I wish to extend a Happy Thanksgiving to readers of RINOcracy.com, but this year a little more might be said.
It has been very sad to see and hear accounts of bitter conflicts among families and friends generated by the recent election. According to reports, many families have found it necessary to rearrange Thanksgiving plans or even to cancel a celebration of the day altogether. We have not seen such painful circumstances since the dark days of the Vietnam War. Clearly, it is a time to seek reconciliation.
I hope that those who do gather together for Thanksgiving might set aside political differences, and focus on the the spirit of the day. Whatever one’s view of the incoming administration, and however difficult one’s personal situation, we all have much for which to be thankful. If you find that difficult to accept, try, just for a moment, to imagine yourself a resident of Aleppo. And, to borrow from John Donne, ask not on whom the bombs fall, they fall on thee and me.
If politics must be discussed, let them be explored with goodwill and mutual respect. However passionately felt our differences may be, there is more to bind us together than to tear us apart. On Sunday, the bulletin in our local church included a timely quotation from Psalm 133, “How very good and pleasant it is when kindred live together in unity.” Surely, that aspiration is worth pursuing as best we can.
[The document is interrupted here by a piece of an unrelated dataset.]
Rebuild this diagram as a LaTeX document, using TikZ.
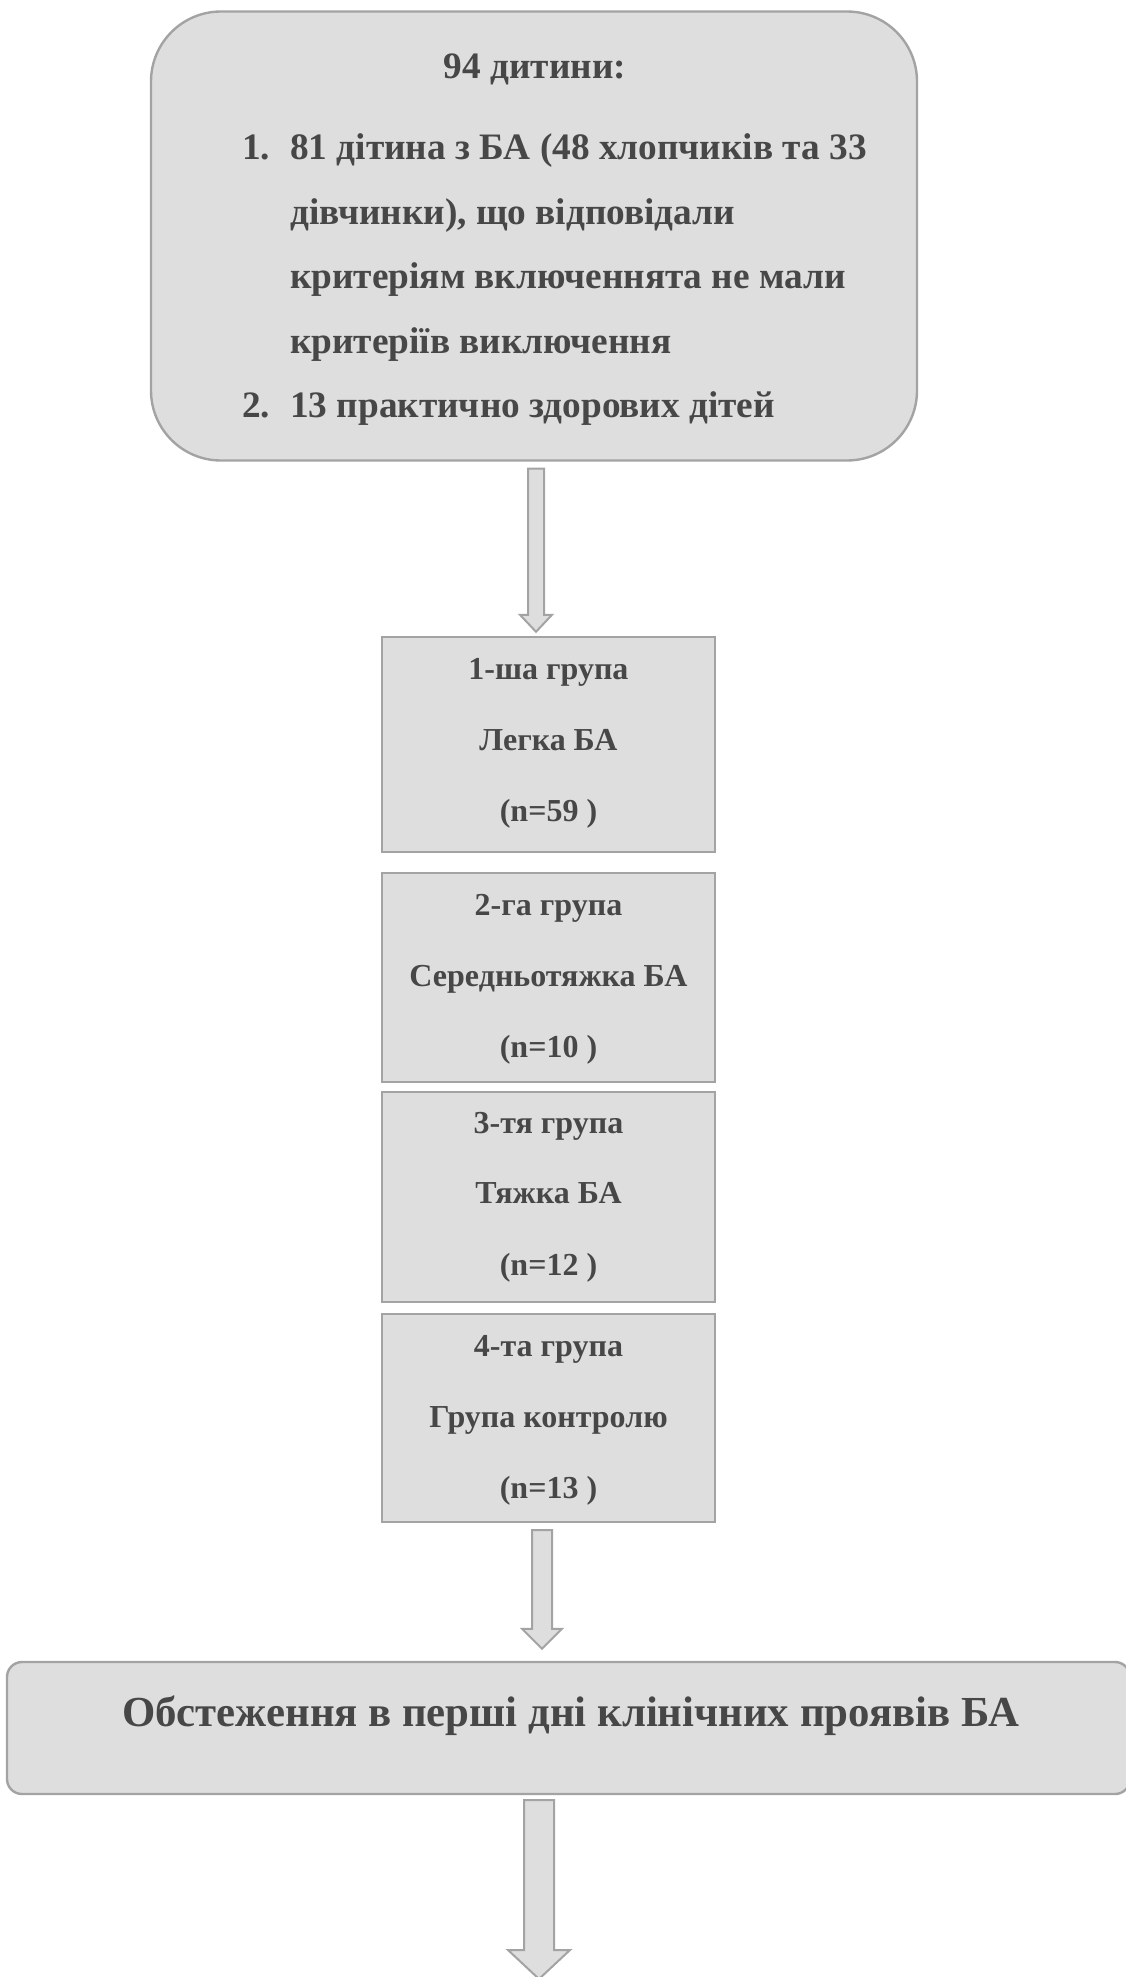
\documentclass[tikz,border=0pt]{standalone}
\usepackage{fontspec}
\setmainfont{Liberation Serif}
\usetikzlibrary{calc}
\definecolor{boxfill}{HTML}{DEDEDE}
\definecolor{boxline}{HTML}{A3A3A3}
\definecolor{txt}{HTML}{474747}
\newcommand{\blockarrow}[5]{%
  \draw[barrow] ($(#1)+(-#3,0)$) -- ($(#2)+(-#3,-#5)$) -- ($(#2)+(-#4,-#5)$) -- (#2)
    -- ($(#2)+(#4,-#5)$) -- ($(#2)+(#3,-#5)$) -- ($(#1)+(#3,0)$) -- cycle;}
\begin{document}
\begin{tikzpicture}[x=1pt,y=-1pt,
  topbox/.style={draw=boxline,fill=boxfill,line width=2.4pt,rounded corners=70pt,inner sep=0pt},
  grpbox/.style={draw=boxline,fill=boxfill,line width=2.4pt,inner sep=0pt,minimum width=333pt},
  endbox/.style={draw=boxline,fill=boxfill,line width=2.4pt,rounded corners=15pt,inner sep=0pt},
  toptxt/.style={text=txt,font=\fontsize{37.3}{45}\selectfont\bfseries,inner sep=0pt,anchor=base west},
  grptxt/.style={text=txt,font=\fontsize{32}{40}\selectfont\bfseries,inner sep=0pt,anchor=base},
  endtxt/.style={text=txt,font=\fontsize{42.8}{50}\selectfont\bfseries,inner sep=0pt,anchor=base},
  barrow/.style={draw=boxline,fill=boxfill,line width=2pt,line join=miter}]
\useasboundingbox (0,0) rectangle (1126,1977);
% top box
\node[topbox,minimum width=766pt,minimum height=449pt] (top) at (534,236) {};
\node[toptxt,anchor=base] (t0) at (535,79) {94 дитини:};
\node[toptxt] (t1n) at (242,160) {1.};
\node[toptxt] (t1) at (290,160) {81 дітина з БА (48 хлопчиків та 33};
\node[toptxt] (t2) at (290,224.4) {дівчинки), що відповідали};
\node[toptxt] (t3) at (290,288.8) {критеріям включеннята не мали};
\node[toptxt] (t4) at (290,353.2) {критеріїв виключення};
\node[toptxt] (t5n) at (242,417.6) {2.};
\node[toptxt] (t5) at (290,417.6) {13 практично здорових дітей};
% group boxes
\node[grpbox,minimum height=215pt] (g1) at (548.5,744.5) {};
\node[grptxt] (g1a) at (548.5,679) {1-ша група};
\node[grptxt] (g1b) at (548.5,750) {Легка БА};
\node[grptxt] (g1c) at (548.5,821) {(n=59 )};
\node[grpbox,minimum height=209pt] (g2) at (548.5,977.5) {};
\node[grptxt] (g2a) at (548.5,915) {2-га група};
\node[grptxt] (g2b) at (548.5,986) {Середньотяжка БА};
\node[grptxt] (g2c) at (548.5,1057) {(n=10 )};
\node[grpbox,minimum height=210pt] (g3) at (548.5,1197) {};
\node[grptxt] (g3a) at (548.5,1133) {3-тя група};
\node[grptxt] (g3b) at (548.5,1203) {Тяжка БА};
\node[grptxt] (g3c) at (548.5,1275) {(n=12 )};
\node[grpbox,minimum height=208pt] (g4) at (548.5,1418) {};
\node[grptxt] (g4a) at (548.5,1356) {4-та група};
\node[grptxt] (g4b) at (548.5,1427) {Група контролю};
\node[grptxt] (g4c) at (548.5,1498) {(n=13 )};
% bottom box
\node[endbox,minimum width=1123pt,minimum height=132pt] (exam) at (568.5,1728) {};
\node[endtxt] (examt) at (571,1726) {Обстеження в перші дні клінічних проявів БА};
% arrows
\coordinate (a1s) at ($(top.south)+(2,7)$);
\coordinate (a1e) at ($(g1.north)+(-12.5,-4)$);
\blockarrow{a1s}{a1e}{8}{16}{17}
\coordinate (a2s) at ($(g4.south)+(-6.5,7)$);
\coordinate (a2e) at ($(exam.north)+(-26.5,-12)$);
\blockarrow{a2s}{a2e}{10}{20}{20}
\coordinate (a3s) at ($(exam.south)+(-29.5,5)$);
\coordinate (a3e) at (539,1979);
\blockarrow{a3s}{a3e}{15}{31}{29}
\end{tikzpicture}
\end{document}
Finally, Ogden Nash once observed that humor is “hope’s companion in arms” and that “it is a shield, a weapon and a survival kit.” In that spirit, I offer a very silly (and quite unpolitical) poem that I wrote several years ago and recently rediscovered. If it brings a brief smile to anyone’s Thanksgiving table, it will have done its job.
A THANKSGIVING TALE
(Or Be Careful What You Bless)
The Day of the Turkey had come at last
To break the long autumnal fast.
The guest of honor had lost his feathers
And sadly sounded his last gobble.
We took up knife and fork and spoon
In hopes of gorging without a bobble.
The gastronomic hero of this epic fable,
Lay silent on his platter, atop the groaning table,
As we bowed our heads for solemn grace.
But then the bird began to speak and even sat upright:
“You asked God’s blessings for those in need,
Well, that is me, indeed, indeed, and I am taking flight!”
And away went the turkey, not exactly in flight,
But he hopped and he slid right out of our sight.
So then we were left with potatoes, and salads and veggies,
Oven-hot rolls with butter and jam and two kinds of pies
Our feast was foreshortened, but still more than ample.
And as for the turkey, “Happy Thanksgiving” is now what HE cries.